From electric, positive vibes to serious doubt.
The pendulum swing could not have been greater inside Staples Center on Sunday night, when a game that offered so much promise at the start ended in an alarmingly familiar place for the Kings.
They allowed three third-period goals, including two in a span of 21 seconds, in a stunning 3-2 loss to the Vegas Golden Knights in Game 3 of their first-round series that sent them back into awkward territory, down 3-0 in the series.
The Kings will go into Game 4 on Tuesday with the knowledge that they erased a 3-0 deficit in 2014 against the San Jose Sharks and went on to win the Stanley Cup.
"We're down but we're not out," center Anze Kopitar said. "There's at least one game left to be played. We've got to start with winning one, and we'll go from there."
The spotlight was ready for the Kings to get their first playoff win since 2016. They returned defensemen Drew Doughty, who missed Game 2, and Jake Muzzin, sidelined since March. They were back in the comforts of home ice and their 18,484 fans. Jonathan Quick was on his way to a shutout, with help from the first playoff goal from rookie Alex Iafallo, a scratch in Game 2.
Then this newfound rivalry, historic because of the play of the expansion Golden Knights, took a turn on third-period goals by James Neal and William Karlsson. Neal spun around Oscar Fantenberg on the right side and beat Quick between the legs at 14:23 of the period. Karlsson was completely unmarked to bang in Jonathan Marchessault's pass off a faceoff at 14:44 for a 3-1 lead.
Kopitar scored a six-on-five goal with 2:04 left, but Karlsson's goal was the winner.
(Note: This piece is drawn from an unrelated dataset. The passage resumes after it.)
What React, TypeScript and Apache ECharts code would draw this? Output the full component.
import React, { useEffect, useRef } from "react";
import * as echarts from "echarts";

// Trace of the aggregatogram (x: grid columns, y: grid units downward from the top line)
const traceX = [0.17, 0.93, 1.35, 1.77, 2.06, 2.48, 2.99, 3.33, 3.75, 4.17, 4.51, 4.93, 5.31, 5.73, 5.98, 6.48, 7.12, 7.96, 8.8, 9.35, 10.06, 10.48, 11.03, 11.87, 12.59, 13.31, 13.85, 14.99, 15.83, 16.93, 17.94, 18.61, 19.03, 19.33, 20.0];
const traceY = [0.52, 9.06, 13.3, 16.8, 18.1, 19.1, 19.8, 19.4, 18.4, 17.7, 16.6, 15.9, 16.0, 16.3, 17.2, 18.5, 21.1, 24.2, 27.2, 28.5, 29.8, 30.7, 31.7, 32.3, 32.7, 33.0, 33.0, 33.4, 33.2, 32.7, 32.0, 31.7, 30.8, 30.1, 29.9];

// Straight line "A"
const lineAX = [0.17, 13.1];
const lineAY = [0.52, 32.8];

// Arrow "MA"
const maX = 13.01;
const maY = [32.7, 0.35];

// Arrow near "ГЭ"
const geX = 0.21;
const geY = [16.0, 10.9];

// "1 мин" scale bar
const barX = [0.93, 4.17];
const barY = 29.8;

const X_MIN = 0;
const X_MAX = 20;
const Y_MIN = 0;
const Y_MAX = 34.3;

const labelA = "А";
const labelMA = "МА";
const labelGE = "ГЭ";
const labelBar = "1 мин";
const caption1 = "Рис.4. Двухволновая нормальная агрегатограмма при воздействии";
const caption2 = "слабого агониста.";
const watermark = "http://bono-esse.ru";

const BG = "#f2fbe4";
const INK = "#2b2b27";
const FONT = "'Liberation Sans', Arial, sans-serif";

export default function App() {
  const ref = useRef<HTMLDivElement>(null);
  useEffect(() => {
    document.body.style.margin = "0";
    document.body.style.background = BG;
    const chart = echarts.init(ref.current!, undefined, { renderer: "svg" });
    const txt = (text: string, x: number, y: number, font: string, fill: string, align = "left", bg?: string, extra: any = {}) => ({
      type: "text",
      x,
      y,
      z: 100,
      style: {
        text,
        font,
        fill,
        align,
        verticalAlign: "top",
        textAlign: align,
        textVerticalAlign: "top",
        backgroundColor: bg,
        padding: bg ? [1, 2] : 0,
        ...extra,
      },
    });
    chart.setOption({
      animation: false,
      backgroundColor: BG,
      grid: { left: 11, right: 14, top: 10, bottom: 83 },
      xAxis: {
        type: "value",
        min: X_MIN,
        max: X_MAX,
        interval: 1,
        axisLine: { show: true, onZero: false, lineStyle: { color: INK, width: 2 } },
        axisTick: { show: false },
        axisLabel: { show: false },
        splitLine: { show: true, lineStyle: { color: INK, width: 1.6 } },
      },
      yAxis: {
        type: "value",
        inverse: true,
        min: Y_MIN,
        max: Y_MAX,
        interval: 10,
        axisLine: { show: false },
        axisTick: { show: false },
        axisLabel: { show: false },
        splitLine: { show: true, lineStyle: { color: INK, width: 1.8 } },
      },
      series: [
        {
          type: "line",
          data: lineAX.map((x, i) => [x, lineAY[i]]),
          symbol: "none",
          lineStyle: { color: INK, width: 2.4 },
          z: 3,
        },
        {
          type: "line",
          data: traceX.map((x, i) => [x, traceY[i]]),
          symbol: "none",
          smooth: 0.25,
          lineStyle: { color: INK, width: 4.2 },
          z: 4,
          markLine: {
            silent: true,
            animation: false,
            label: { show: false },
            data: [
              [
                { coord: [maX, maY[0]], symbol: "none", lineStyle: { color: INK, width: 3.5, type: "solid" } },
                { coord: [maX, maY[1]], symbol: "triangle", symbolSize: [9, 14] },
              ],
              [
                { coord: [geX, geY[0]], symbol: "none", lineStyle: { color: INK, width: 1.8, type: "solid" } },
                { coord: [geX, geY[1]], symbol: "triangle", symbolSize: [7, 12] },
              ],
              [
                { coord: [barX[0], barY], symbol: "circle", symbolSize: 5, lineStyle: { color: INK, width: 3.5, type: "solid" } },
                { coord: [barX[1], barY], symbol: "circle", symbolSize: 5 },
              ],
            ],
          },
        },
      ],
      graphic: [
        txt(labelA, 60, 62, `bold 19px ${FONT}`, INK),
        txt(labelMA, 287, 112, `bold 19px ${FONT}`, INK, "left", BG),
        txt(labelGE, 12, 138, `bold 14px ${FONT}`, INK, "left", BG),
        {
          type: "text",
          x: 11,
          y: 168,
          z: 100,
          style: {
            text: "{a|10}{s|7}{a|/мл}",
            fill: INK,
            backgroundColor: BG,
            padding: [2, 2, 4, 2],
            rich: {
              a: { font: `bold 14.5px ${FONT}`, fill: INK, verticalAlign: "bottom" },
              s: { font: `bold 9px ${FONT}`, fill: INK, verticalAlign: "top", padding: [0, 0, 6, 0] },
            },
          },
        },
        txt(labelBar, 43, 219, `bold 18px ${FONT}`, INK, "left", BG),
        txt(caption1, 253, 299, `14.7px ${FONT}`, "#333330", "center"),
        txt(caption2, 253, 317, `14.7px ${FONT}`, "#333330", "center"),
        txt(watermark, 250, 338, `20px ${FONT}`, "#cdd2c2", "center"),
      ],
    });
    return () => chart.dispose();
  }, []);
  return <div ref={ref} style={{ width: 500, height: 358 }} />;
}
Wall play is a big point of emphasis for Kings coach John Stevens and he was disappointed that his team failed late in that area.
"Some critical errors at critical times and it cost you the hockey game," Stevens said. "It's unfortunate but we made a good push here tonight and created a lot more zone time and made [Vegas goalie Marc-Andre] Fleury work a little harder than he had to [to] this point in the series, but critical errors at critical times along the wall and it cost [us]."
It was the edgiest game yet in the series, and it might have crossed the line when Vegas' Erik Haula, the overtime hero of Game 2, clocked Kopitar in the face with the butt end of his stick after Kopitar cross-checked Haula. Stevens sounded off on the play, especially after Doughty was suspended for a hit in Game 1.
"We get a guy suspended for making a hockey play, and he [Haula] butt-ends one of the best players in the world in the face with the butt end of his stick," Stevens said. "So, if I was confused before, I'm bewildered now. That's an intent-to-injure play … you guys make the judgment, because it's a bunch of BS, to be honest with you."
Cody Eakin’s goal more than six minutes into the third period broke up what would have been Quick’s 10th playoff shutout to break the record he shares with Mike Richter for most among U.S.-born goalies. It also quelled the uprising led by Iafallo’s goal in the first period.
Staples Center was packed and ready, replete with a new video intro package, and after the physical tone was set, Iafallo struck. He swiped an airborne puck high into the net and it exited so fast that no stoppage took place amid the Kings’ celebration, and the officials had to review it.
Replays showed it went in. They also showed Dustin Brown chasing down the puck behind the net to get it to Kopitar to feed Iafallo for his first goal since March 3.
It didn’t matter at the buzzer. This is Iafallo’s first playoff series but he’s aware of the mettle and mystique around him.
“All the experience and veterans in this locker room, they’ve been through it all,” Iafallo said. “They’ve been helping us young guys the whole way. We believe in them. We believe in ourselves and we’ll be fine.”
Vegas returned third-leading scorer David Perron and scratched Tomas Tatar. The former might have made the Kings' climb steeper, but they're not concerned with the opposition, nor the daunting 3-0 hole.
"This team has had some resilience all year," Stevens said. "I've learned that with this group, as long as there's time on the clock, there's time to take care of business."